Sleep ∞ Over formed in 2009 as a trio of musicians Stefanie Franciotti, Sarah Brown and Christa Palazzolo.[1] They produced and released various singles on the labels Light Lodge and Forest Family before Brown and Palazzolo left the project to form the group Boy Friend.[1] Thus, Franciotti was left on her own to create Sleep ∞ Over's debut studio album.[1]
Composition
Critic Guy Frowny suggests Forever is an "unfolding" of a "dark baby land," "a realm somewhere between heavens “turning by themselves,” populated by flying saucers, and the lifeworld-bound closed doors and tears that can reference either romance or depravity;" the unfolding is done by the vocals of Franciotti, symbolized as a spiritual guide.[2]
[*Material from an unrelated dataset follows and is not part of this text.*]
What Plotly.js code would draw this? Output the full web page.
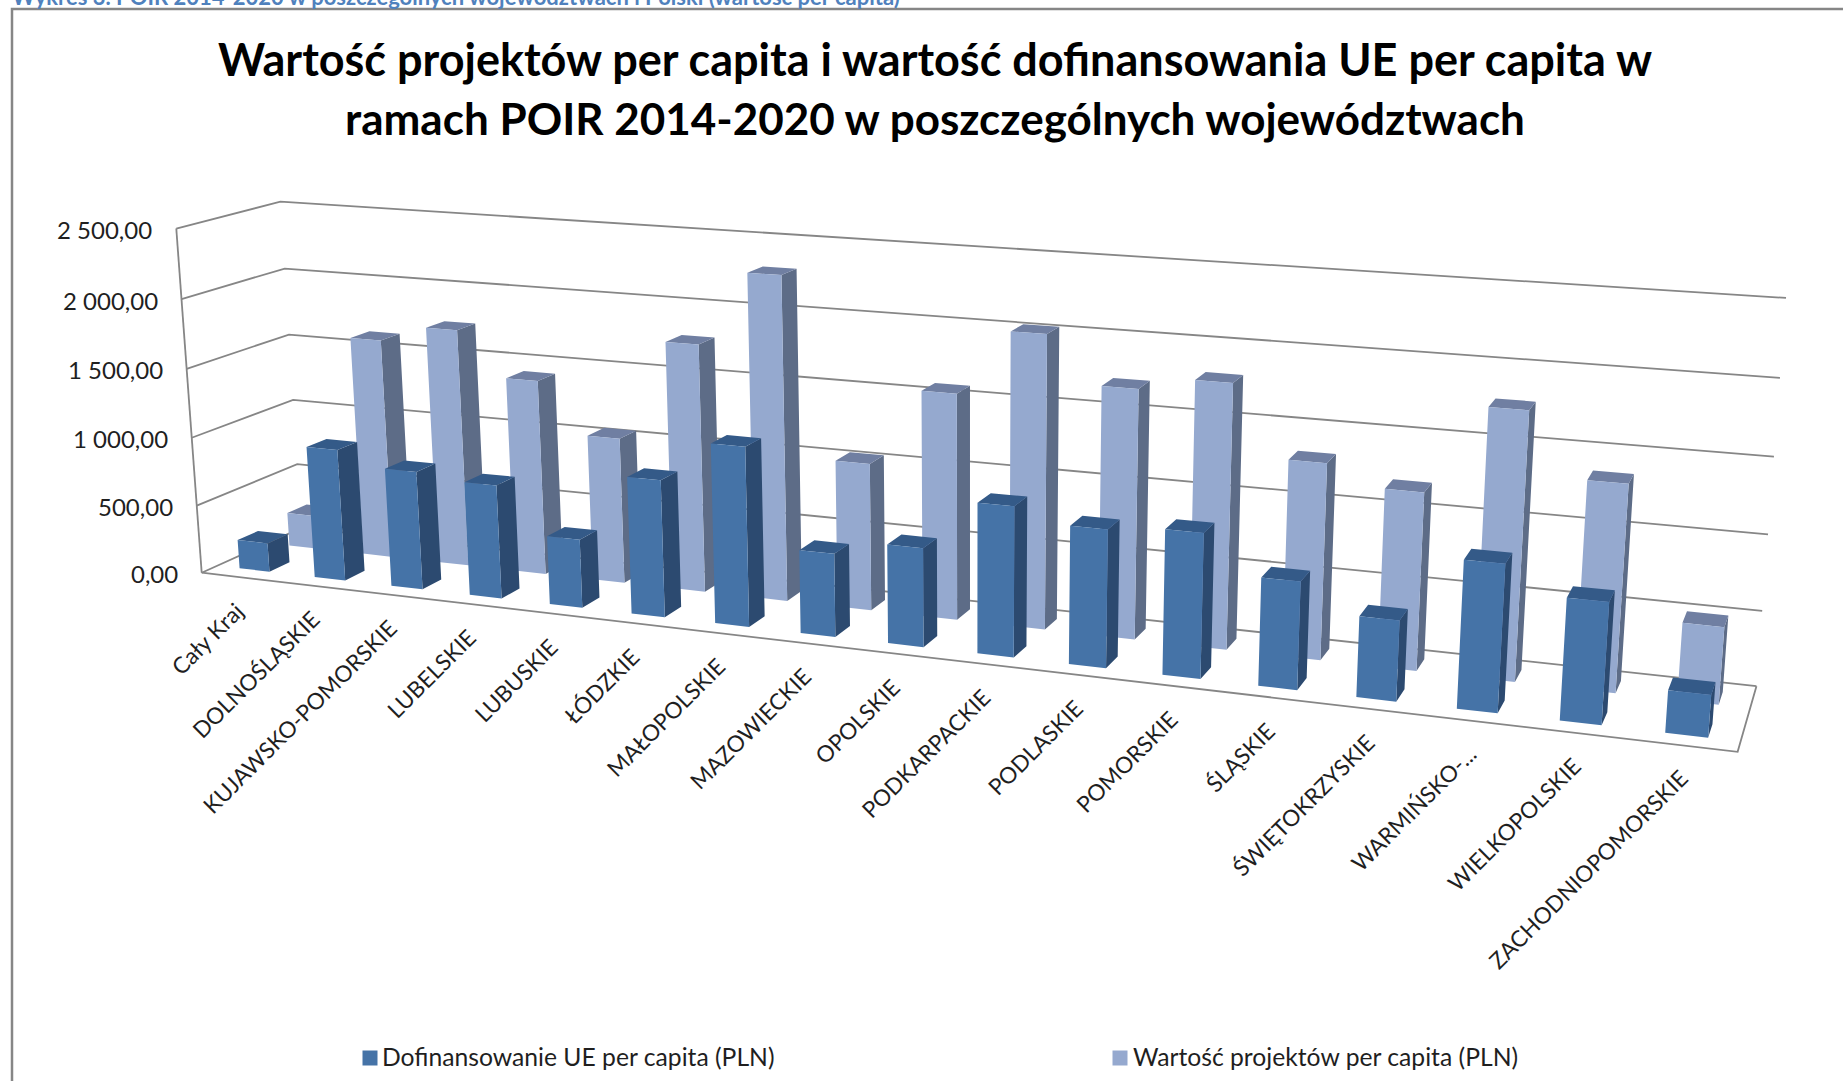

Forever is an ambient electropop record that is "downcast, introspective, and melodic," wrote Patrick McDermott of The Boston Phoenix.[3] In comparing Forever to the works of Peaking Lights and Sun Araw, reviewer Zach Kelly categorized it as a shoegaze record with a more "dynamic" and less "aimless" and "soupy" version of the noise-heavy, "highly textured" pop sound that was prevalent on Sleep ∞ Over's previous releases.[4] According to Kelly, two types of tracks are prevalent on the record: slow-tempo new wave dance music and experimental music with moods that range from ambient and majestic to harsh and avant-garde.[4]
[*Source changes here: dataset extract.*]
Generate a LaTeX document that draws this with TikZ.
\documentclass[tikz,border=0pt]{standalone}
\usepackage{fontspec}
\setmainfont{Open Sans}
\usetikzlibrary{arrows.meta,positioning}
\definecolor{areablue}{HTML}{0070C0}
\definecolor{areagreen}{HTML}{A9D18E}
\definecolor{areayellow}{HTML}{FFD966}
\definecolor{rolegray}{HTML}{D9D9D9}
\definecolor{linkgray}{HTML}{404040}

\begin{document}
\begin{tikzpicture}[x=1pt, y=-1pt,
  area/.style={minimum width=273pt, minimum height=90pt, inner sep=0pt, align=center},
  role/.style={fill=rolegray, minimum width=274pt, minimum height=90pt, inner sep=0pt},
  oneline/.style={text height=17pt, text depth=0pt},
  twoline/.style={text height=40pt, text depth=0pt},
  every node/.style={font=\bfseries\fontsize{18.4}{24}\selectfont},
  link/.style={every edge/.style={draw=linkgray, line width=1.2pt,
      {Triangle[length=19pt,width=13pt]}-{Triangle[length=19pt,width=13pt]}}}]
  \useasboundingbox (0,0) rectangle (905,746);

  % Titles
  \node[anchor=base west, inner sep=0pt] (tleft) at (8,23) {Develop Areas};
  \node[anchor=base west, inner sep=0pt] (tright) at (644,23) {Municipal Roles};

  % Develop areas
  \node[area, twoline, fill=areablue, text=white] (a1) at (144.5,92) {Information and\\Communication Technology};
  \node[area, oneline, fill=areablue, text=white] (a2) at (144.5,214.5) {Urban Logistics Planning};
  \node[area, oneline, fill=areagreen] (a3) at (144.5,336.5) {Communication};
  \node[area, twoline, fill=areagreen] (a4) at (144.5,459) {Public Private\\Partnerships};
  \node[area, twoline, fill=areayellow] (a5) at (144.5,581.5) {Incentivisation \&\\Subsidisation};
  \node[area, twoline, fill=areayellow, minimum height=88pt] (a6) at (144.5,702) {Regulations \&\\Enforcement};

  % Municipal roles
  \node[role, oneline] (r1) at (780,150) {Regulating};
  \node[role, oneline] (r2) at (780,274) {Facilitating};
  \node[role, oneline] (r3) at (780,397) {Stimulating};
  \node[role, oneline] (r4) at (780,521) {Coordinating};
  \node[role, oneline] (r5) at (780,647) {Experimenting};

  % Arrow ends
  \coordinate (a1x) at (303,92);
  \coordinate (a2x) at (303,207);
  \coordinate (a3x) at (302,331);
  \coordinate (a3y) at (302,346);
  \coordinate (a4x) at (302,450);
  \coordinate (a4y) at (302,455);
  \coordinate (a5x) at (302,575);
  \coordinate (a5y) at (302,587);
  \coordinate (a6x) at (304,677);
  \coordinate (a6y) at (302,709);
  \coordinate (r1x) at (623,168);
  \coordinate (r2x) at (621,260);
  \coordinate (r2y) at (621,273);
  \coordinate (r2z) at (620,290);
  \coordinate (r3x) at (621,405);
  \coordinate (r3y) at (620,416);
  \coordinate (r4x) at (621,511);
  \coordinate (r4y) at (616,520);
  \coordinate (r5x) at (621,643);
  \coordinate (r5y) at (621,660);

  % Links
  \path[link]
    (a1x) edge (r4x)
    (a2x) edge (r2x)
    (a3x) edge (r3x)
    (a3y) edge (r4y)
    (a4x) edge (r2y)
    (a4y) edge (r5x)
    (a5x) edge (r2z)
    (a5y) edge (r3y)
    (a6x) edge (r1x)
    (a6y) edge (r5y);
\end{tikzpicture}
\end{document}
Popmatters reviewer Zachary Houle wrote that the album alternates between two types of tracks: slow-paced "melodic keyboard pop" and experimental psychedelic noise pop instrumentals similar to songs on The Moody Blues album On the Threshold of a Dream (1969).[5] Castor Green spotlighted the record's "full" sound, consisting of "meaty basslines, banks of drums and at times, drawn-out crescendos that recall more experimental recent albums by Julia Holter or Roly Porter."[6] Writer Austin Powell labeled Forever in the same league as the works of Pure X and Neon Indian in that it was "redefining Texas slowcore for the chillwave generation."[7] Critic Guy Frowny categorized the tracks into three types of styles: guitar-heavy drone music, ambient industrial music and slow-tempo, lo-fi synthesizer songs; he labeled the album's alternation between and combination of these styles to serve as its hegelian dialectic that attempts to lead to an "unrealized" solution.[2] There are "moments where the synth lines bend and distort, purposefully disfiguring the music’s beauty for a moment both fleeting and fearful."[2]
Frowny suggests that Franciotti sings in a manner where Forever involves a voyeur who listens to her "private" lullabies, and the listeners are "overhearing" these lullabies rather than Franciotti singing to the listeners.[2] Franciotti's vocal performance garnered comparisons to the works of Laurel Halo, My Bloody Valentine and ethereal vocals present in the 1990s works of acts like Love Spirals Downwards from journalists.[5][6][2] Kelly analyzed Franciotti's vocal performance to range from "approachable and human" to "unremarkable, [...] like a slurry Hope Sandoval trapped in a bell jar."[4] Lyrically, Kelly described the songs as "frozen lullabies" consisting of problems that are figured with only an unsuggested tad bit of unsolved detail.[4]